No Place Like Home
ISBN: 9780874178050
Platform/Publisher: Project MUSE / University of Nevada Press
Digital rights: Users: Unlimited; Printing: Chapters; Download: Chapters
Subjects: Human ecology; Social change; Community life; Ranch life; Women ranchers;

In No Place Like Home , Linda Hasselstrom ponders the changing nature of community in the modern West, where old family ranches are being turned into subdivisions and historic towns are evolving into mean, congested cities. Her scrutiny, like her life, moves back and forth between her ranch on the South Dakota prairie and her house in an old neighborhood at the edge of downtown Cheyenne, Wyoming. The vignettes that form the foundation of her consideration are drawn from the communities she has known during her life in the West, reflecting on how they have grown, thrived, failed, and changed, and highlighting the people and decisions that shaped them. Hasselstrom's ruminations are both intensely personal and universal.

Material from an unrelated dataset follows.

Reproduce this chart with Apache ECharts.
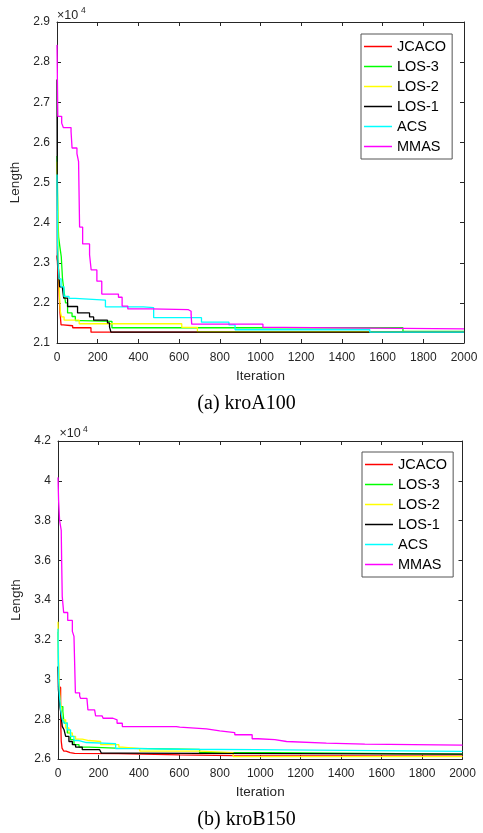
<!DOCTYPE html>
<html><head><meta charset="utf-8">
<script src="https://cdn.jsdelivr.net/npm/echarts@6/dist/echarts.min.js"></script>
<style>html,body{margin:0;padding:0;background:#fff}#c{width:483px;height:833px}</style>
</head><body><div id="c"></div>
<script>
// ---- shared ----
const seriesNames = ['JCACO', 'LOS-3', 'LOS-2', 'LOS-1', 'ACS', 'MMAS'];
const seriesColors = ['#ff0000', '#00ff00', '#ffff00', '#000000', '#00ffff', '#ff00ff'];
const captions = ['(a) kroA100', '(b) kroB150'];

// ---- (a) kroA100 : [iteration, length] ----
const a_xRange = [0, 2000, 200];
const a_yRange = [21000, 29000, 1000];
const a_JCACO = [[0,23180],[8,22500],[14,21800],[20,21450],[30,21430],[77,21380],[167,21270],[2000,21270]];
const a_LOS3 = [[0,25660],[5,24000],[8,23640],[14,23400],[21,23150],[27,22600],[33,22360],[42,22000],[52,21750],[74,21660],[90,21560],[123,21540],[270,21380],[1700,21290],[2000,21290]];
const a_LOS2 = [[0,25520],[5,23500],[10,22500],[16,21800],[22,21650],[35,21570],[109,21480],[613,21390],[690,21280],[2000,21280]];
const a_LOS1 = [[0,27570],[2,23100],[7,22850],[13,22400],[26,22360],[33,22120],[52,21910],[101,21750],[160,21650],[180,21570],[248,21500],[258,21400],[265,21270],[2000,21270]];
const a_ACS = [[0,25200],[3,23500],[5,23000],[10,22600],[20,22400],[34,22160],[59,22110],[90,22070],[238,21900],[425,21880],[475,21630],[710,21520],[845,21450],[875,21330],[1537,21270],[2000,21270]];
const a_MMAS = [[0,28430],[4,26650],[23,26480],[31,26370],[69,26270],[74,25860],[98,25720],[106,25520],[111,23890],[126,23470],[160,23200],[168,22820],[196,22540],[220,22220],[302,22140],[320,21920],[348,21850],[460,21830],[646,21790],[659,21700],[662,21470],[1012,21390],[1112,21350],[2000,21350]];

// ---- (b) kroB150 ----
const b_xRange = [0, 2000, 200];
const b_yRange = [26000, 42000, 2000];
const b_JCACO = [[0,29650],[8,29600],[13,28000],[16,26900],[20,26550],[28,26400],[40,26320],[60,26280],[82,26270],[297,26210],[602,26170],[866,26140],[2000,26140]];
const b_LOS3 = [[0,32400],[3,30000],[8,28980],[13,28640],[24,28390],[30,27810],[46,27310],[62,26970],[79,26720],[104,26600],[153,26550],[285,26480],[700,26320],[1050,26250],[2000,26250]];
const b_LOS2 = [[0,32900],[3,31000],[6,29800],[10,29000],[13,28810],[21,27970],[38,27560],[54,27310],[71,27140],[87,27000],[120,26930],[153,26880],[211,26720],[301,26600],[318,26520],[404,26400],[700,26320],[866,26120],[2000,26120]];
const b_LOS1 = [[0,30650],[2,29500],[5,29130],[10,28600],[13,28390],[21,27640],[30,27470],[38,27140],[54,26880],[71,26720],[87,26600],[120,26470],[206,26380],[214,26300],[297,26250],[2000,26250]];
const b_ACS = [[0,32550],[3,30000],[5,29480],[13,28480],[21,28000],[30,27810],[46,27470],[62,27140],[79,26930],[104,26830],[140,26770],[285,26520],[404,26490],[602,26470],[975,26380],[2000,26380]];
const b_MMAS = [[0,40170],[3,39000],[8,38000],[16,37500],[18,36000],[21,34170],[28,33370],[48,32970],[71,32420],[79,32170],[86,29330],[107,29170],[112,29050],[143,28970],[148,28470],[181,28380],[186,28170],[218,28130],[223,28050],[272,27970],[292,27800],[318,27630],[585,27600],[602,27520],[734,27420],[800,27330],[874,27220],[960,27020],[989,26970],[1072,26880],[1130,26800],[1327,26750],[1517,26700],[2000,26700]];

const aData = [a_JCACO, a_LOS3, a_LOS2, a_LOS1, a_ACS, a_MMAS];
const bData = [b_JCACO, b_LOS3, b_LOS2, b_LOS1, b_ACS, b_MMAS];

const FONT = "'Liberation Sans', Arial, sans-serif";
const SERIF = "'Liberation Serif', 'Times New Roman', serif";
const AXC = '#262626';

function xAxes(gi, r, pos) {
  const show = pos === 'bottom';
  return {
    type: 'value', gridIndex: gi, position: pos, min: r[0], max: r[1], interval: r[2],
    name: show ? 'Iteration' : '', nameLocation: 'middle', nameGap: 26,
    nameTextStyle: {color: AXC, fontSize: 13.5, fontFamily: FONT},
    axisLine: {show: true, onZero: false, lineStyle: {color: AXC, width: 1}},
    axisTick: {show: true, inside: true, length: 4, lineStyle: {color: AXC}},
    axisLabel: {show: show, margin: 9, color: AXC, fontSize: 12, fontFamily: FONT,
      formatter: v => String(v)},
    splitLine: {show: false}
  };
}
function yAxes(gi, r, pos) {
  const show = pos === 'left';
  return {
    type: 'value', gridIndex: gi, position: pos, min: r[0], max: r[1], interval: r[2],
    name: show ? 'Length' : '', nameLocation: 'middle', nameGap: 25,
    nameTextStyle: {color: AXC, fontSize: 13.5, fontFamily: FONT},
    axisLine: {show: true, onZero: false, lineStyle: {color: AXC, width: 1}},
    axisTick: {show: true, inside: true, length: 4, lineStyle: {color: AXC}},
    axisLabel: {show: show, margin: 7, color: AXC, fontSize: 12, fontFamily: FONT,
      formatter: v => String(parseFloat((v / 10000).toFixed(3)))},
    splitLine: {show: false}
  };
}
function legend(left, top) {
  return {
    orient: 'vertical', left: left, top: top, data: seriesNames, selectedMode: false,
    icon: 'rect', itemWidth: 28, itemHeight: 1.5, itemGap: 3, padding: [4, 6, 4, 3],
    backgroundColor: '#fff', borderColor: '#555', borderWidth: 1, borderRadius: 0,
    textStyle: {color: '#000', fontSize: 14.5, lineHeight: 17, fontFamily: FONT}
  };
}
const series = [];
[aData, bData].forEach((set, gi) => {
  set.forEach((d, i) => {
    series.push({
      type: 'line', name: seriesNames[i], xAxisIndex: gi * 2, yAxisIndex: gi * 2,
      data: d, step: 'end', symbol: 'none', showSymbol: false, animation: false,
      color: seriesColors[i], itemStyle: {color: seriesColors[i]},
      lineStyle: {color: seriesColors[i], width: 1.3}
    });
  });
});

const option = {
  backgroundColor: '#fff',
  animation: false,
  grid: [
    {left: 57, top: 22, width: 407, height: 321},
    {left: 58, top: 441, width: 404.5, height: 318}
  ],
  xAxis: [xAxes(0, a_xRange, 'bottom'), xAxes(0, a_xRange, 'top'), xAxes(1, b_xRange, 'bottom'), xAxes(1, b_xRange, 'top')],
  yAxis: [yAxes(0, a_yRange, 'left'), yAxes(0, a_yRange, 'right'), yAxes(1, b_yRange, 'left'), yAxes(1, b_yRange, 'right')],
  legend: [legend(361, 34), legend(362, 452)],
  series: series,
  graphic: [
    {type: 'text', x: 57, y: 15.5, style: {text: '×10', fontSize: 12.5, fontFamily: FONT, fill: AXC, verticalAlign: 'middle'}},
    {type: 'text', x: 81, y: 10.3, style: {text: '4', fontSize: 8.5, fontFamily: FONT, fill: AXC, verticalAlign: 'middle'}},
    {type: 'text', x: 59.5, y: 433.7, style: {text: '×10', fontSize: 12.5, fontFamily: FONT, fill: AXC, verticalAlign: 'middle'}},
    {type: 'text', x: 83, y: 430, style: {text: '4', fontSize: 8.5, fontFamily: FONT, fill: AXC, verticalAlign: 'middle'}},
    {type: 'text', x: 246.5, y: 404, style: {text: captions[0], fontSize: 20, fontFamily: SERIF, fill: '#000', align: 'center', verticalAlign: 'middle'}},
    {type: 'text', x: 246.5, y: 820, style: {text: captions[1], fontSize: 20, fontFamily: SERIF, fill: '#000', align: 'center', verticalAlign: 'middle'}}
  ]
};
const chart = echarts.init(document.getElementById('c'), null, {renderer: 'canvas'});
chart.setOption(option);
</script></body></html>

She laments the disappearance of the old prairie ranches and the rural sense of community and mutual responsibility that sustained them, but she also discovers that a spirit of community can be found in unlikely places and among unlikely people. The book defines her idea of how a true community should work, and the kind of place she wants to live in. Her voice is unique and honest, both compassionate and cranky, full of love for the harsh, hauntingly beautiful short-grass prairie that is her home, and rich in understanding of the intricacies of the natural world around her and the infinite potentials of human commitment, hope, and greed. For anyone curious about the state of the contemporary West, Hasselstrom offers a report from the front, where nature and human aspirations are often at odds, and where the concepts of community and mutual responsibility are being redefined.

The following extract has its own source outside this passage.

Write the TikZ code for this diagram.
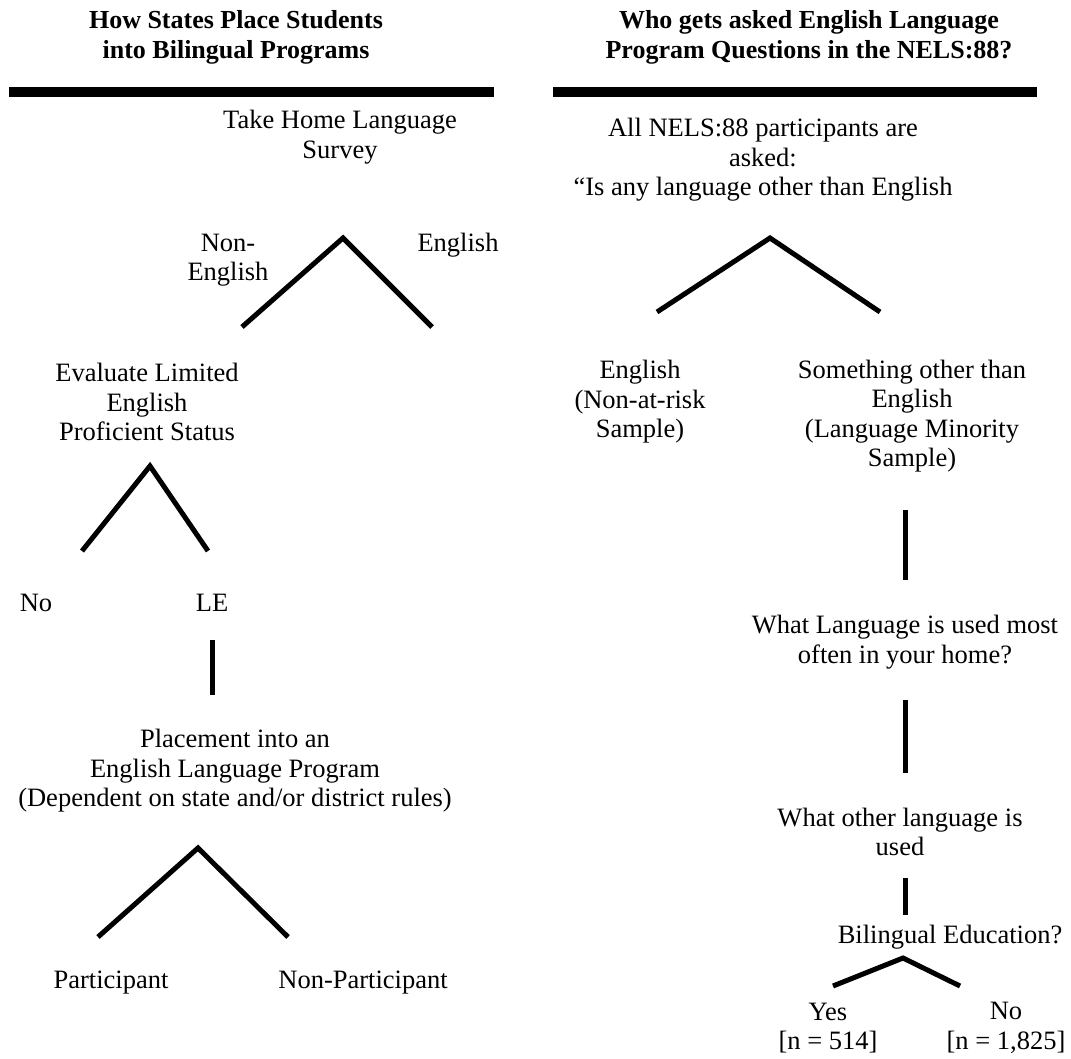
\documentclass[tikz,border=0pt]{standalone}
\usepackage{fontspec}
\setmainfont{Liberation Serif}
\usetikzlibrary{positioning}

\begin{document}
\begin{tikzpicture}[x=1pt, y=-1pt,
    txt/.style={align=center, inner sep=0pt, font=\fontsize{26.5}{29.5}\selectfont},
    heading/.style={align=center, inner sep=0pt, font=\fontsize{26}{30}\selectfont\bfseries},
    branch/.style={line width=5pt},
    headbar/.style={line width=10pt}
]
\useasboundingbox (0,0) rectangle (1071,1059);

% Headings
\node[heading] (headL) at (236,37) {How States Place Students\\into Bilingual Programs};
\node[heading] (headR) at (809,37) {Who gets asked English Language\\Program Questions in the NELS:88?};
\draw[headbar] (9,92) -- (494,92);
\draw[headbar] (553,92) -- (1037,92);

% Left tree
\node[txt] (survey) at (340,137) {Take Home Language\\Survey};
\node[txt] (nonenglish) at (228,260) {Non-\\English};
\node[txt] (english) at (458,245) {English};
\coordinate (surveyTop) at (343,238);
\coordinate (surveyL) at (242,327);
\coordinate (surveyR) at (432,327);
\draw[branch] (surveyL) -- (surveyTop) -- (surveyR);

\node[txt] (evaluate) at (147,402) {Evaluate Limited\\English\\Proficient Status};
\coordinate (evalTop) at (150,466);
\coordinate (evalL) at (82,551);
\coordinate (evalR) at (208,551);
\draw[branch] (evalL) -- (evalTop) -- (evalR);
\node[txt] (no) at (36,603) {No};
\node[txt] (le) at (212,603) {LE};

\coordinate (leTop) at (212,640);
\coordinate (leBot) at (212,695);
\draw[branch] (leTop) -- (leBot);

\node[txt] (placement) at (235,771) {Placement into an\\English Language Program\\(Dependent on state and/or district rules)};
\coordinate (placeTop) at (198,848);
\coordinate (placeL) at (98,937);
\coordinate (placeR) at (288,937);
\draw[branch] (placeL) -- (placeTop) -- (placeR);
\node[txt] (participant) at (111,983) {Participant};
\node[txt] (nonparticipant) at (363,983) {Non-Participant};

% Right tree
\node[txt] (asked) at (763,160) {All NELS:88 participants are\\asked:\\``Is any language other than English};
\coordinate (askedTop) at (770,238);
\coordinate (askedL) at (657,312);
\coordinate (askedR) at (880,312);
\draw[branch] (askedL) -- (askedTop) -- (askedR);
\node[txt] (nonrisk) at (640,402) {English\\(Non-at-risk\\Sample)};
\node[txt] (minority) at (912,416) {Something other than\\English\\(Language Minority\\Sample)};

\coordinate (minTop) at (905,510);
\coordinate (minBot) at (905,580);
\draw[branch] (minTop) -- (minBot);
\node[txt] (mostoften) at (905,642) {What Language is used most\\often in your home?};

\coordinate (oftenTop) at (905,700);
\coordinate (oftenBot) at (905,773);
\draw[branch] (oftenTop) -- (oftenBot);
\node[txt] (otherlang) at (900,832) {What other language is\\used};

\coordinate (otherTop) at (905,878);
\coordinate (otherBot) at (905,915);
\draw[branch] (otherTop) -- (otherBot);
\node[txt] (bilingual) at (950,937) {Bilingual Education?};

\coordinate (biTop) at (903,958);
\coordinate (biL) at (833,986);
\coordinate (biR) at (960,986);
\draw[branch] (biL) -- (biTop) -- (biR);
\node[txt] (yes) at (828,1028) {Yes\\{[n = 514]}};
\node[txt] (nobi) at (1006,1028) {No\\{[n = 1,825]}};

\end{tikzpicture}
\end{document}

Linda M. Hasselstrom received her bachelor's degree in English and journalism from the University of South Dakota in 1965 and her master's degree from the University of Missouri in 1969. She then taught communications at Black Hills State College in Spearfish, S.D. She also taught poetry and fiction as a writer-in-schools for the South Dakota Arts Council.

An accomplished author and poet, Hasselstrom founded Lame Johnny Press with the goal of publishing the poetry, fiction, and nonfiction works of writers in the Great Plains states. The press published 23 books before it closed down in 1985.

Hasselstrom was named "Author of the Year" by the South Dakota Hall of Fame in 1989. Some of her books include Windbreak; The Book Book: A Publishing Handbook; Roadkill; and Going Over East--Reflections of a Woman Rancher, which won the Fullcrum American Writing Award in 1987.

Linda Hasselstrom runs the family ranch in South Dakota and teaches freshman English at the South Dakota School of Mines and Technology.